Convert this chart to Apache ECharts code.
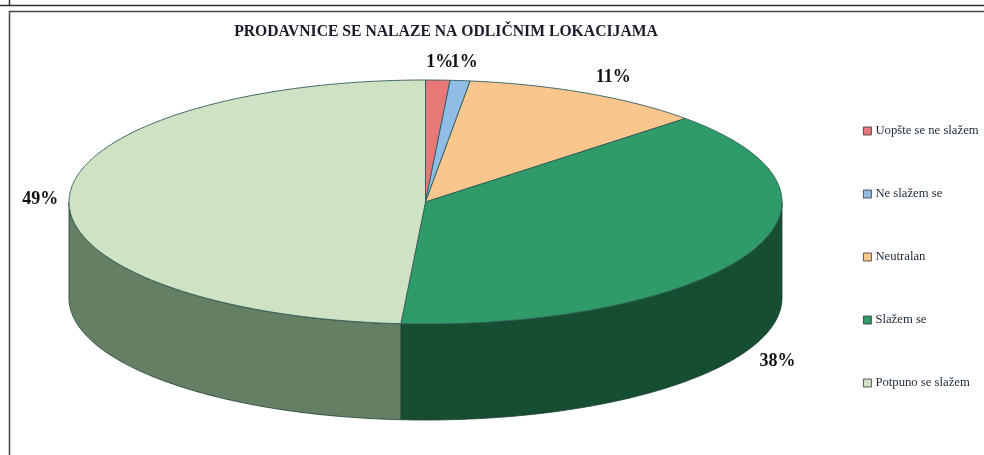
<!DOCTYPE html>
<html><head><meta charset="utf-8">
<style>html,body{margin:0;padding:0;background:#fff}#c{width:984px;height:455px;filter:blur(0.5px)}</style>
<script src="https://cdn.jsdelivr.net/npm/echarts@6/dist/echarts.min.js"></script>
</head><body><div id="c"></div>
<script>
var titleText = 'PRODAVNICE SE NALAZE NA ODLIČNIM LOKACIJAMA';
var categories = ['Uopšte se ne slažem', 'Ne slažem se', 'Neutralan', 'Slažem se', 'Potpuno se slažem'];
var values = [1.1, 0.9, 11, 38.1, 48.9];
var topColors = ['#E87778', '#8FBDE6', '#F9C68E', '#2E9B68', '#CFE3C4'];
var wallColors = ['#8A4647', '#557089', '#946F54', '#164E32', '#647F63'];
var labelOffsets = [[2, -18], [4, -18], [26, -16], [30, 107], [-29, 2]];

var cx = 425.5, cy = 202, rx = 356.5, ry = 122, depth = 96;
var lineColor = '#2F5A5A';
var total = values.reduce(function (a, b) { return a + b; }, 0);

function pt(t, dy) {
  return [cx + rx * Math.sin(t), cy - ry * Math.cos(t) + (dy || 0)];
}
function arcPts(a, b, dy) {
  var n = Math.max(2, Math.ceil((b - a) / 0.01)), out = [];
  for (var i = 0; i <= n; i++) out.push(pt(a + (b - a) * i / n, dy));
  return out;
}
function makeSeries(idx) {
  var before = values.slice(0, idx).reduce(function (a, b) { return a + b; }, 0);
  var a0 = before / total * 2 * Math.PI;
  var a1 = (before + values[idx]) / total * 2 * Math.PI;
  return {
    type: 'custom',
    name: categories[idx],
    coordinateSystem: 'none',
    silent: true,
    itemStyle: { color: topColors[idx] },
    data: [values[idx]],
    renderItem: function (params, api) {
      var children = [];
      var wa = Math.max(a0, Math.PI / 2), wb = Math.min(a1, 3 * Math.PI / 2);
      if (wb > wa) {
        var w = arcPts(wa, wb, 0).concat(arcPts(wa, wb, depth).reverse());
        children.push({ type: 'polygon', shape: { points: w },
          style: { fill: wallColors[idx], stroke: '#1E3C34', lineWidth: 0.8 } });
      }
      var t = [[cx, cy]].concat(arcPts(a0, a1, 0));
      children.push({ type: 'polygon', shape: { points: t },
        style: { fill: api.visual('color'), stroke: lineColor, lineWidth: 0.9 } });
      var mid = pt((a0 + a1) / 2, 0), off = labelOffsets[idx];
      children.push({ type: 'text', z2: 100, style: {
        x: mid[0] + off[0], y: mid[1] + off[1],
        text: Math.round(api.value(0) / total * 100) + '%',
        align: 'center', verticalAlign: 'middle',
        font: 'bold 18px "Liberation Serif"', fill: '#111' } });
      return { type: 'group', children: children };
    }
  };
}
var chart = echarts.init(document.getElementById('c'), null, { renderer: 'canvas' });
chart.setOption({
  animation: false,
  backgroundColor: '#fff',
  title: { text: titleText, left: 441, top: 19, textAlign: 'center',
    textStyle: { fontFamily: 'Liberation Serif', fontSize: 15.7, fontWeight: 'bold', color: '#1a1a2a' } },
  legend: {
    data: categories, orient: 'vertical', left: 858, top: 119, itemWidth: 8, itemHeight: 8,
    itemGap: 49, icon: 'rect', selectedMode: false,
    itemStyle: { borderColor: '#333', borderWidth: 0.8 },
    textStyle: { fontFamily: 'Liberation Serif', fontSize: 12.7, lineHeight: 14, color: '#1a2a3a', padding: [0, 0, 0, -1] }
  },
  graphic: [
    { type: 'line', shape: { x1: 0, y1: 5.5, x2: 984, y2: 5.5 }, style: { stroke: '#333', lineWidth: 1.5 } },
    { type: 'line', shape: { x1: 9.5, y1: 0, x2: 9.5, y2: 5 }, style: { stroke: '#333', lineWidth: 1.5 } },
    { type: 'rect', shape: { x: 9.5, y: 11.5, width: 1000, height: 500 }, style: { fill: 'none', stroke: '#444', lineWidth: 1.5 } }
  ],
  series: categories.map(function (c, i) { return makeSeries(i); })
});
</script></body></html>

> _What to produce_:
Starting with the first line of the data above and ending with the line containing "var total = values.reduce(function", please restate every line exactly, leaving images out.

> _Full solution_:
Convert this chart to Apache ECharts code.
<!DOCTYPE html>
<html><head><meta charset="utf-8">
<style>html,body{margin:0;padding:0;background:#fff}#c{width:984px;height:455px;filter:blur(0.5px)}</style>
<script src="https://cdn.jsdelivr.net/npm/echarts@6/dist/echarts.min.js"></script>
</head><body><div id="c"></div>
<script>
var titleText = 'PRODAVNICE SE NALAZE NA ODLIČNIM LOKACIJAMA';
var categories = ['Uopšte se ne slažem', 'Ne slažem se', 'Neutralan', 'Slažem se', 'Potpuno se slažem'];
var values = [1.1, 0.9, 11, 38.1, 48.9];
var topColors = ['#E87778', '#8FBDE6', '#F9C68E', '#2E9B68', '#CFE3C4'];
var wallColors = ['#8A4647', '#557089', '#946F54', '#164E32', '#647F63'];
var labelOffsets = [[2, -18], [4, -18], [26, -16], [30, 107], [-29, 2]];

var cx = 425.5, cy = 202, rx = 356.5, ry = 122, depth = 96;
var lineColor = '#2F5A5A';
var total = values.reduce(function (a, b) { return a + b; }, 0);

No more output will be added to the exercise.